Née en 1927 à Nice de parents juifs non pratiquants, elle est déportée en avril 1944 à Auschwitz-Birkenau, l’année de son baccalauréat. « Nous ne pouvions pas comprendre. Ce qui était en train de se produire à des dizaines de mètres de nous était si inimaginable que notre esprit était incapable de l’admettre » écrit-elle à propos des fours crématoires dans son livre « Une Vie (ed Stock). Ses parents ne survivront pas aux camps de la mort. Simone Veil et ses sœurs Denise et Madeleine seront les seules survivantes de la famille.  De cette tragédie, elle en garde une force morale et un optimisme à toute épreuve. « Je crois, toujours, que cela sert à quelque chose de se battre. Et quoi qu’on dise, l’humanité, aujourd’hui, est plus supportable qu’hier.»

L’Europe « doit désormais incarner la paix »

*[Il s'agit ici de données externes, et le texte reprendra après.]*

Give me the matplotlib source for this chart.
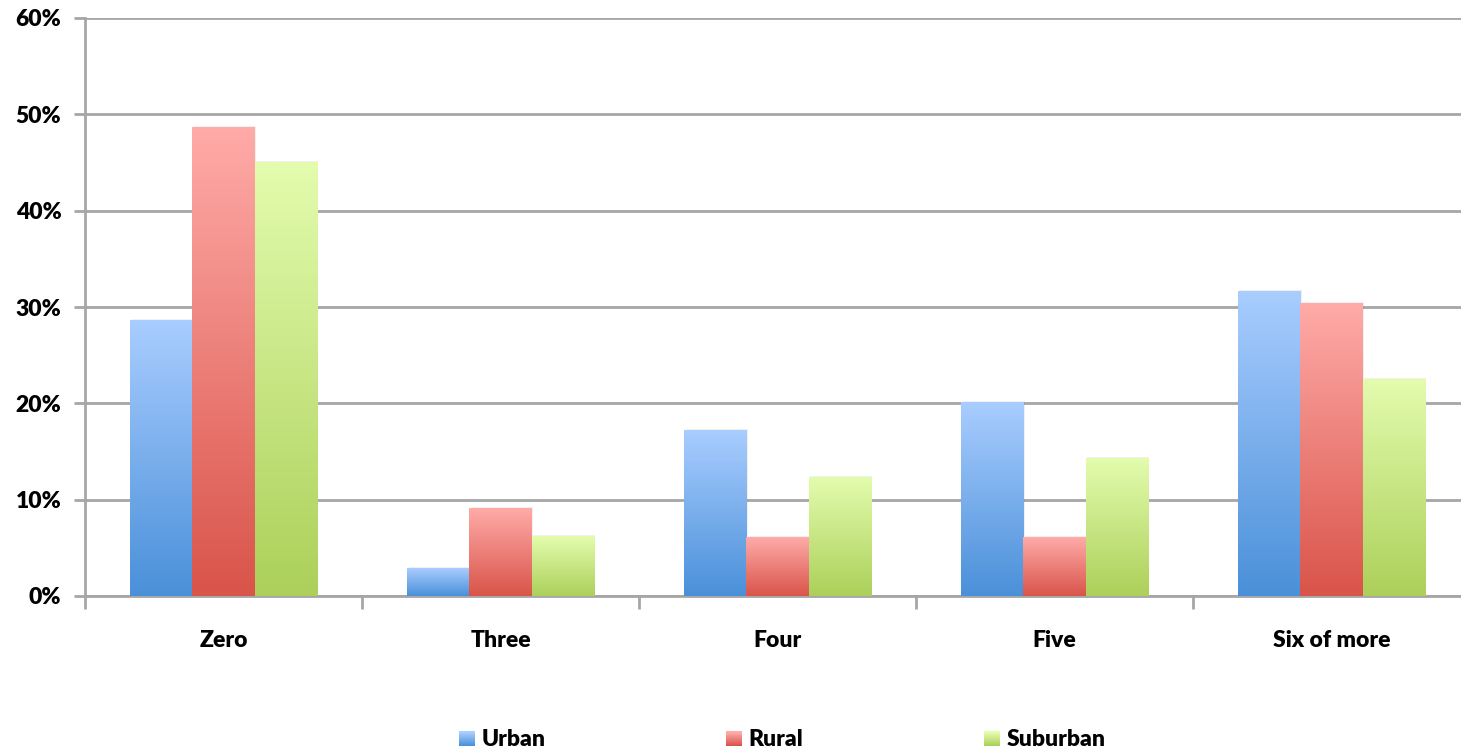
import numpy as np
import matplotlib
matplotlib.use('Agg')
import matplotlib.pyplot as plt
from matplotlib.colors import LinearSegmentedColormap
from matplotlib.patches import Rectangle
from matplotlib.legend_handler import HandlerBase
from matplotlib.ticker import FuncFormatter

# data (percent)
categories = ['Zero', 'Three', 'Four', 'Five', 'Six of more']
series_names = ['Urban', 'Rural', 'Suburban']
urban = [28.6, 2.9, 17.2, 20.1, 31.6]
rural = [48.6, 9.1, 6.1, 6.1, 30.4]
suburban = [45.0, 6.2, 12.3, 14.3, 22.5]

# (bottom colour, top colour) of each gradient
grad_colors = [('#4a90d9', '#a9cdff'),
               ('#d9544a', '#ffaba8'),
               ('#acd05a', '#e3fcae')]

plt.rcParams['font.family'] = ['Lato', 'DejaVu Sans']
plt.rcParams['font.weight'] = 'heavy'

fig = plt.figure(figsize=(14.61, 7.54), dpi=100)
ax = fig.add_axes([85/1461, 1 - 596/754, 1385/1461, 578/754])

x = np.arange(len(categories))
w = 0.224
cmaps = [LinearSegmentedColormap.from_list('g%d' % i, c) for i, c in enumerate(grad_colors)]
grad = np.linspace(0, 1, 256).reshape(-1, 1)

for i, vals in enumerate([urban, rural, suburban]):
    bars = ax.bar(x + (i - 1) * w, vals, w, color='none', edgecolor='none')
    for b in bars:
        x0, h = b.get_x(), b.get_height()
        # soft shadow
        ax.add_patch(Rectangle((x0 + 0.006, 0), w, h + 0.15, color='#000000',
                               alpha=0.06, lw=0, zorder=2))
        ax.imshow(grad, cmap=cmaps[i], origin='lower', aspect='auto',
                  extent=[x0, x0 + w, 0, h], zorder=3, interpolation='bilinear')

ax.set_xlim(-0.5, len(categories) - 0.5)
ax.set_ylim(0, 60)
ax.set_yticks(range(0, 61, 10))
ax.yaxis.set_major_formatter(FuncFormatter(lambda v, p: '%d%%' % v))
ax.yaxis.grid(True, color='#a6a6a6', lw=2)
ax.set_axisbelow(True)

ax.set_xticks(x)
ax.set_xticklabels(categories)
ax.set_xticks(np.arange(-0.5, len(categories), 1), minor=True)
ax.tick_params(axis='x', which='major', length=0, pad=24.5, labelsize=16.5)
ax.tick_params(axis='x', which='minor', length=9, width=2, color='#a6a6a6', direction='out')
ax.tick_params(axis='y', length=8, width=2, color='#a6a6a6', pad=9, labelsize=16.5)

for s in ['top', 'right']:
    ax.spines[s].set_visible(False)
for s in ['left', 'bottom']:
    ax.spines[s].set_color('#a6a6a6')
    ax.spines[s].set_linewidth(2)


class GradHandler(HandlerBase):
    def __init__(self, cols):
        super().__init__()
        self.cols = cols

    def create_artists(self, legend, orig, xd, yd, width, height, fontsize, trans):
        cm = LinearSegmentedColormap.from_list('h', self.cols)
        n = 14
        out = []
        for k in range(n):
            r = Rectangle((xd, yd + height * k / n + height * 0.05), width, height / n * 1.05,
                          color=cm(k / (n - 1)), lw=0, transform=trans)
            out.append(r)
        return out


handles = [Rectangle((0, 0), 1, 1) for _ in series_names]
hmap = {h: GradHandler(c) for h, c in zip(handles, grad_colors)}
fig.legend(handles, series_names, handler_map=hmap, loc='center left',
           bbox_to_anchor=(459/1461, 1 - 740/754), ncol=3, frameon=False,
           fontsize=16.5, handlelength=0.7, handleheight=0.62, handletextpad=0.27,
           columnspacing=7.9, borderpad=0, borderaxespad=0)

fig.savefig('out.png', dpi=100)
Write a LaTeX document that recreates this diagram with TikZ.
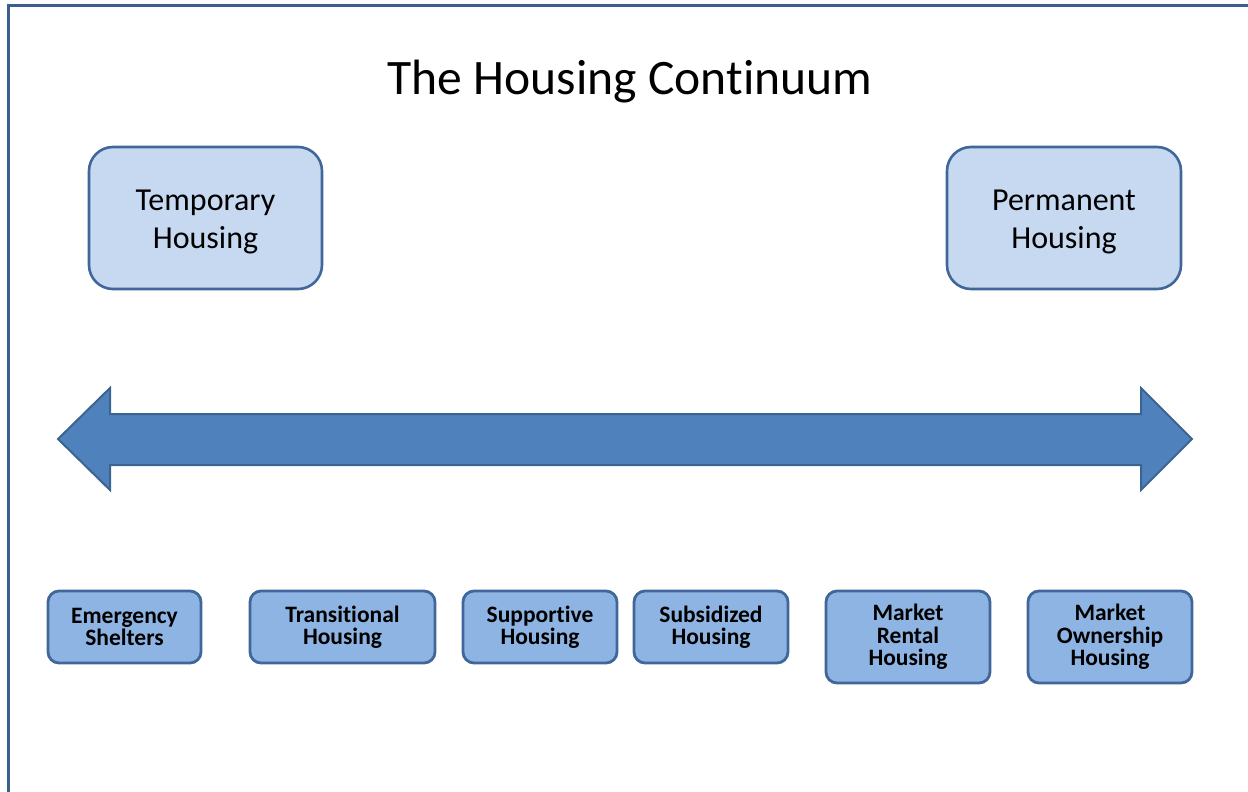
\documentclass[tikz,border=0pt]{standalone}
\usepackage{fontspec}
\setmainfont[Ligatures={NoCommon,NoContextual}]{Carlito}
\newcommand{\nti}{t\kern0pt i}
\definecolor{frameblue}{HTML}{3A5F8E}
\definecolor{edgeblue}{HTML}{41669A}
\definecolor{lightfill}{HTML}{C6D9F1}
\definecolor{midfill}{HTML}{8EB4E3}
\definecolor{arrowfill}{HTML}{4F81BD}
\definecolor{arrowedge}{HTML}{3C6490}
\tikzset{
  bigbox/.style={draw=edgeblue, fill=lightfill, line width=2.6pt, rounded corners=24pt,
    inner sep=0pt},
  bigtext/.style={inner sep=0pt, align=center, font=\fontsize{32}{38}\selectfont},
  smallbox/.style={draw=edgeblue, fill=midfill, line width=2.8pt, rounded corners=11pt,
    inner sep=0pt, align=center, font=\bfseries\fontsize{23.5}{22.5}\selectfont},
  titletext/.style={font=\fontsize{49.6}{60}\selectfont, inner sep=0pt, anchor=base}
}
\begin{document}
\begin{tikzpicture}[x=1pt,y=-1pt]
\useasboundingbox (0,0) rectangle (1248,792);
% frame
\draw[frameblue, line width=3pt] (8.5,800) -- (8.5,5.5) -- (1256,5.5);
% title
\node[titletext] (title) at (630,95) {The Housing Con\nti nuum};
% top boxes
\node[bigbox, minimum width=233pt, minimum height=142pt] (temp) at (205.5,218) {};
\node[bigtext] (temptext) at ([yshift=-4pt]temp.center) {Temporary\\Housing};
\node[bigbox, minimum width=234pt, minimum height=142pt] (perm) at (1064,218) {};
\node[bigtext] (permtext) at ([yshift=-4pt]perm.center) {Permanent\\Housing};
% double arrow
\draw[fill=arrowfill, draw=arrowedge, line width=2pt, line join=miter]
  (58,439) -- (110,388) -- (110,414) -- (1141,414) -- (1141,388) -- (1192,439)
  -- (1141,490) -- (1141,465) -- (110,465) -- (110,490) -- cycle;
% bottom boxes
\node[smallbox, minimum width=153pt, minimum height=72pt] (emer) at (124.5,627) {Emergency\\Shelters};
\node[smallbox, minimum width=185pt, minimum height=72pt] (trans) at (342.5,627) {Transi\nti onal\\Housing};
\node[smallbox, minimum width=154pt, minimum height=72pt] (supp) at (540,627) {Suppor\nti ve\\Housing};
\node[smallbox, minimum width=154pt, minimum height=72pt] (subs) at (711,627) {Subsidized\\Housing};
\node[smallbox, minimum width=164pt, minimum height=92pt] (rent) at (908,637) {Market\\Rental\\Housing};
\node[smallbox, minimum width=164pt, minimum height=92pt] (own) at (1110,637) {Market\\Ownership\\Housing};
\end{tikzpicture}
\end{document}
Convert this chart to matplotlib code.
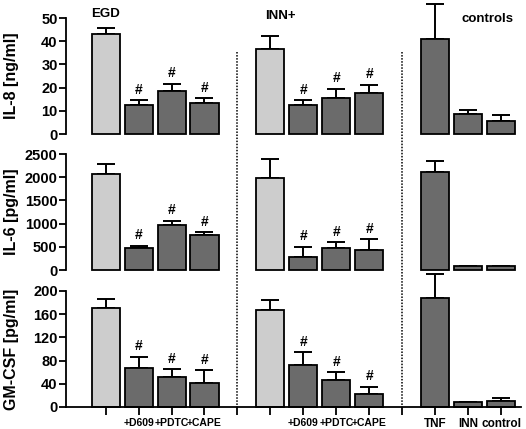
import numpy as np
import matplotlib as mpl
import matplotlib.pyplot as plt
import matplotlib.transforms as mtrans
mpl.use('Agg')

plt.rcParams['font.family'] = ['Liberation Sans', 'DejaVu Sans']
plt.rcParams['font.weight'] = 'bold'

# bar order: EGD, +D609, +PDTC, +CAPE | INN+, +D609, +PDTC, +CAPE | TNF, INN, control
pos = [0, 1, 2, 3, 5, 6, 7, 8, 10, 11, 12]
group_names = ['EGD', 'INN+', 'controls']
xlabels = ['+D609', '+PDTC', '+CAPE', '+D609', '+PDTC', '+CAPE', 'TNF', 'INN', 'control']
xlabel_pos = [1, 2, 3, 6, 7, 8, 10, 11, 12]

il8 = [43, 12.5, 18.7, 13.5, 36.8, 12.5, 15.5, 17.7, 41, 8.5, 5.7]
il8_err = [2.5, 2, 3, 2, 5.5, 2, 4, 3.5, 15, 2, 2.3]
il6 = [2070, 470, 960, 755, 1975, 280, 475, 430, 2110, 85, 80]
il6_err = [210, 50, 105, 55, 420, 220, 120, 230, 245, 10, 10]
gmcsf = [171, 67, 51, 41, 168, 72, 47, 22, 188, 8, 10]
gmcsf_err = [15, 20, 14, 22, 16, 22, 13, 13, 41, 1, 5]

sig = [1, 2, 3, 5, 6, 7]  # indices marked with #
light = [0, 4]

panels = [
    (il8, il8_err, 'IL-8 [ng/ml]', [0, 10, 20, 30, 40, 50], 50),
    (il6, il6_err, 'IL-6 [pg/ml]', [0, 500, 1000, 1500, 2000, 2500], 2500),
    (gmcsf, gmcsf_err, 'GM-CSF [pg/ml]', [0, 40, 80, 120, 160, 200], 200),
]
bottoms = [0.6876, 0.3706, 0.0513]

fig = plt.figure(figsize=(5.26, 4.29), dpi=100)
axes = []
for k, (vals, errs, lab, ticks, top) in enumerate(panels):
    ax = fig.add_axes([0.1255, bottoms[k], 0.865, 0.2704])
    colors = ['#cdcdcd' if i in light else '#6b6b6b' for i in range(len(vals))]
    ax.bar(pos, vals, width=0.85, color=colors, edgecolor='black', linewidth=1.3, clip_on=False, zorder=2)
    ax.errorbar(pos, vals, yerr=[np.zeros(len(errs)), errs], fmt='none', ecolor='black',
                elinewidth=1.4, capsize=6.5, capthick=1.4, clip_on=False, zorder=1)
    for i in sig:
        ax.annotate('#', (pos[i], vals[i] + errs[i]), xytext=(0, 2.5), textcoords='offset points',
                    ha='center', va='bottom', fontsize=10, fontweight='bold')
    ax.set_xlim(-1.2, 12.6)
    ax.set_ylim(0, top)
    ax.set_yticks(ticks)
    ax.tick_params(axis='y', direction='out', length=5, width=1.3, labelsize=10.5, pad=1)
    for t in ax.get_yticklabels():
        t.set_fontweight('bold')
    ax.set_ylabel(lab, fontsize=11.5, fontweight='bold')
    ax.spines['top'].set_visible(False)
    ax.spines['right'].set_visible(False)
    ax.spines['left'].set_linewidth(1.3)
    if k < 2:
        ax.spines['bottom'].set_visible(False)
        ax.set_xticks([])
    else:
        ax.spines['bottom'].set_linewidth(1.3)
        ax.set_xticks(range(13))
        ax.set_xticklabels([''] * 13)
        ax.tick_params(axis='x', direction='out', length=6, width=1.3)
        for p, t in zip(xlabel_pos, xlabels):
            fs = 8.5 if p >= 10 else 7.5
            ax.annotate(t, (p, 0), xytext=(0, -8), textcoords='offset points', ha='center',
                        va='top', fontsize=fs, fontweight='bold')
    ax.yaxis.set_label_coords(-0.104, 0.5)
    axes.append(ax)

# group titles
for name, x, y in zip(group_names, [105, 280, 488], [14, 16, 19]):
    fig.text(x / 526, 1 - y / 429, name, ha='center', va='center', fontsize=9.5, fontweight='bold')

# dotted separators across all panels
trans = mtrans.blended_transform_factory(axes[2].transData, fig.transFigure)
for x in [4, 9]:
    fig.add_artist(plt.Line2D([x, x], [1 - 52 / 429, 1 - 407 / 429], transform=trans,
                              color='black', linestyle=(0, (1, 1)), linewidth=1.1))

fig.savefig('out.png', dpi=100)
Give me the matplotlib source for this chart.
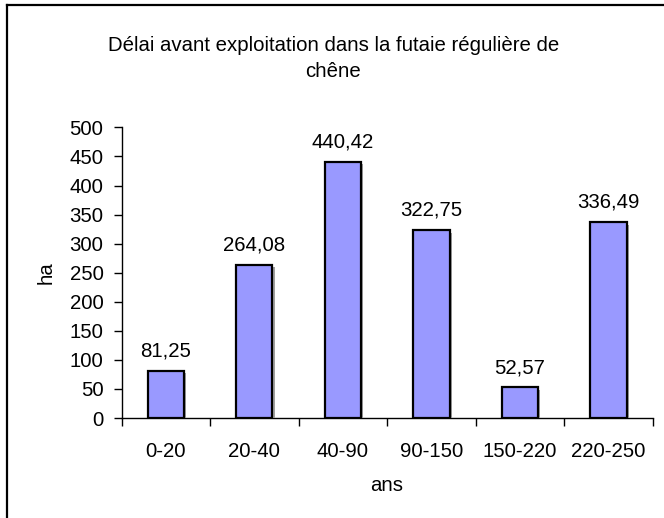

Témoin et victime des ravages de la guerre, Simone Veil veut participer directement à la construction européenne.  «Au cours du XXe siècle, l’Europe a entraîné à deux reprises le monde entier dans la guerre. Elle doit désormais incarner la paix » estime-t-elle. À la demande de Valéry Giscard d’Estaing, elle conduit la liste UDF aux premières élections européennes au suffrage universel. Élue, elle devient présidente du premier Parlement européen mais ne briguera pas un second mandat.

Elle revient au gouvernement lors de la deuxième cohabitation, nommée ministre des affaires sociales du gouvernement Balladur en 1993 et siège au Conseil Constitutionnel de 1998 à 2007. Soutien de Nicolas Sarkozy lors de la présidentielle de cette même année. Elle aime son aspect combatif qu’elle a découvert lorsqu’ils étaient dans le même gouvernement. Mais Simone Veil ne se départira jamais de sa liberté de ton. Lorsque Nicolas Sarkozy, élu Président, proposera que chaque élève de CM2 se voie confier la mémoire d’un des 11 000 enfants français victimes de la Shoah, elle n’hésitera pas à qualifier cette idée d’«insoutenable», d’«inimaginable», et d’«injuste». Peu à peu en retrait de la vie publique, elle rentre à l’Académie Française en 2008. Elle est aussi le premier adhérent de l’UDI crée par Jean-Louis Borloo en 2012. Elle perd son mari, Antoine Veil, un an plus tard qu’elle épousa dès 1946. Ils auront trois fils. Avec son époux, ils formeront un couple fusionnel à tel point qu’à sa mort elle confiera  à son amie Marceline Loridan : « Je suis toute seule maintenant ».

Ce 30 juin 2017, celle à qui une kapo a dit un jour : « Toi, tu es trop belle pour mourir », s’en est finalement allée.